> **EXERCISE DESCRIPTION**
Could you repeat the records below exactly, leaving out any pictures?

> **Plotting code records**
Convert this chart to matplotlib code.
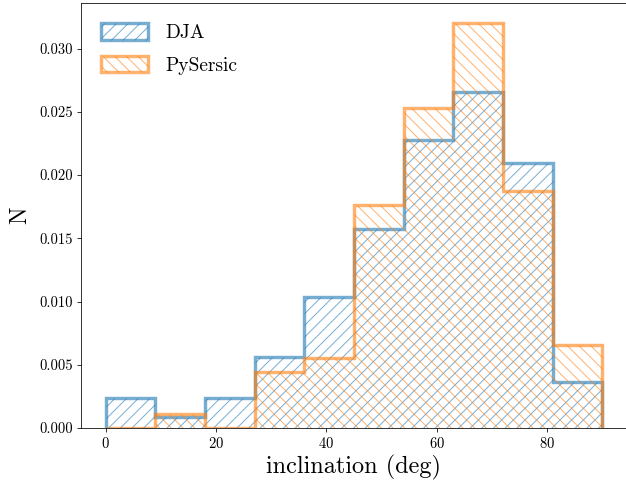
import numpy as np
import matplotlib
matplotlib.use("Agg")
import matplotlib.pyplot as plt

plt.rcParams['font.family'] = 'serif'
plt.rcParams['font.serif'] = ['cmr10', 'DejaVu Serif']
plt.rcParams['mathtext.fontset'] = 'cm'
plt.rcParams['axes.unicode_minus'] = False
plt.rcParams['axes.formatter.use_mathtext'] = True
plt.rcParams['hatch.linewidth'] = 1.0

bin_edges = [0, 9, 18, 27, 36, 45, 54, 63, 72, 81, 90]
dja_density = [0.00234, 0.00084, 0.00234, 0.00563, 0.01034, 0.01571, 0.02279, 0.0266, 0.02095, 0.00363]
pysersic_density = [0.0, 0.0011, 0.0, 0.0044, 0.0055, 0.0176, 0.0253, 0.0320, 0.0187, 0.0066]
series_labels = ["DJA", "PySersic"]
x_ticks = [0, 20, 40, 60, 80]
y_ticks = [0.000, 0.005, 0.010, 0.015, 0.020, 0.025, 0.030]

DPI = 70
W, H = 626, 480
fig = plt.figure(figsize=(W / DPI, H / DPI), dpi=DPI)
ax = fig.add_axes([81 / W, 52 / H, (627 - 81) / W, (428 - 3) / H])

centers = [(a + b) / 2 for a, b in zip(bin_edges[:-1], bin_edges[1:])]
ax.hist(centers, bins=bin_edges, weights=dja_density, histtype='step',
        color='tab:blue', alpha=0.6, linewidth=3.5, hatch='//', label=series_labels[0])
ax.hist(centers, bins=bin_edges, weights=pysersic_density, histtype='step',
        color='tab:orange', alpha=0.6, linewidth=3.5, hatch='\\\\', label=series_labels[1])

ax.set_xticks(x_ticks)
ax.set_yticks(y_ticks)
ax.yaxis.set_major_formatter(matplotlib.ticker.FormatStrFormatter('%.3f'))
ax.tick_params(labelsize=15, length=4.5)
ax.set_xlabel('inclination (deg)', fontsize=25, labelpad=4)
ax.set_ylabel('N', fontsize=24, labelpad=9)
ax.legend(loc='upper left', frameon=False, fontsize=20, handlelength=2.4,
          handleheight=0.9, handletextpad=0.9, borderaxespad=0.65, labelspacing=0.7)

fig.savefig('out.png', dpi=DPI)
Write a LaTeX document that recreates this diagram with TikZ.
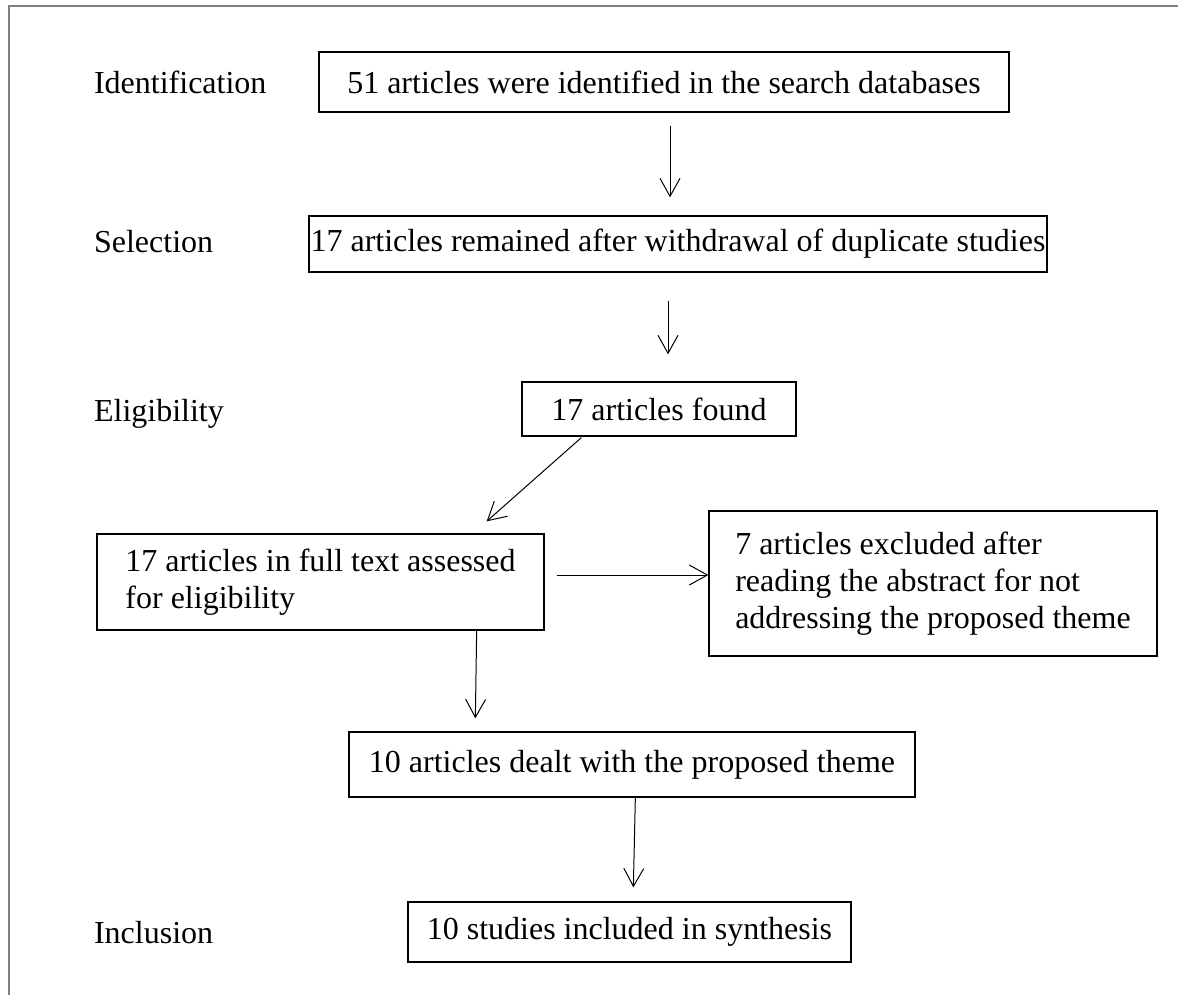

> **FULL ANSWER**
Convert this chart to matplotlib code.
import numpy as np
import matplotlib
matplotlib.use("Agg")
import matplotlib.pyplot as plt

plt.rcParams['font.family'] = 'serif'
plt.rcParams['font.serif'] = ['cmr10', 'DejaVu Serif']
plt.rcParams['mathtext.fontset'] = 'cm'
plt.rcParams['axes.unicode_minus'] = False
plt.rcParams['axes.formatter.use_mathtext'] = True
plt.rcParams['hatch.linewidth'] = 1.0

bin_edges = [0, 9, 18, 27, 36, 45, 54, 63, 72, 81, 90]
dja_density = [0.00234, 0.00084, 0.00234, 0.00563, 0.01034, 0.01571, 0.02279, 0.0266, 0.02095, 0.00363]
pysersic_density = [0.0, 0.0011, 0.0, 0.0044, 0.0055, 0.0176, 0.0253, 0.0320, 0.0187, 0.0066]
series_labels = ["DJA", "PySersic"]
x_ticks = [0, 20, 40, 60, 80]
y_ticks = [0.000, 0.005, 0.010, 0.015, 0.020, 0.025, 0.030]

DPI = 70
W, H = 626, 480
fig = plt.figure(figsize=(W / DPI, H / DPI), dpi=DPI)
ax = fig.add_axes([81 / W, 52 / H, (627 - 81) / W, (428 - 3) / H])

centers = [(a + b) / 2 for a, b in zip(bin_edges[:-1], bin_edges[1:])]
ax.hist(centers, bins=bin_edges, weights=dja_density, histtype='step',
        color='tab:blue', alpha=0.6, linewidth=3.5, hatch='//', label=series_labels[0])
ax.hist(centers, bins=bin_edges, weights=pysersic_density, histtype='step',
        color='tab:orange', alpha=0.6, linewidth=3.5, hatch='\\\\', label=series_labels[1])

ax.set_xticks(x_ticks)
ax.set_yticks(y_ticks)
ax.yaxis.set_major_formatter(matplotlib.ticker.FormatStrFormatter('%.3f'))
ax.tick_params(labelsize=15, length=4.5)
ax.set_xlabel('inclination (deg)', fontsize=25, labelpad=4)
ax.set_ylabel('N', fontsize=24, labelpad=9)
ax.legend(loc='upper left', frameon=False, fontsize=20, handlelength=2.4,
          handleheight=0.9, handletextpad=0.9, borderaxespad=0.65, labelspacing=0.7)

fig.savefig('out.png', dpi=DPI)
Write a LaTeX document that recreates this diagram with TikZ.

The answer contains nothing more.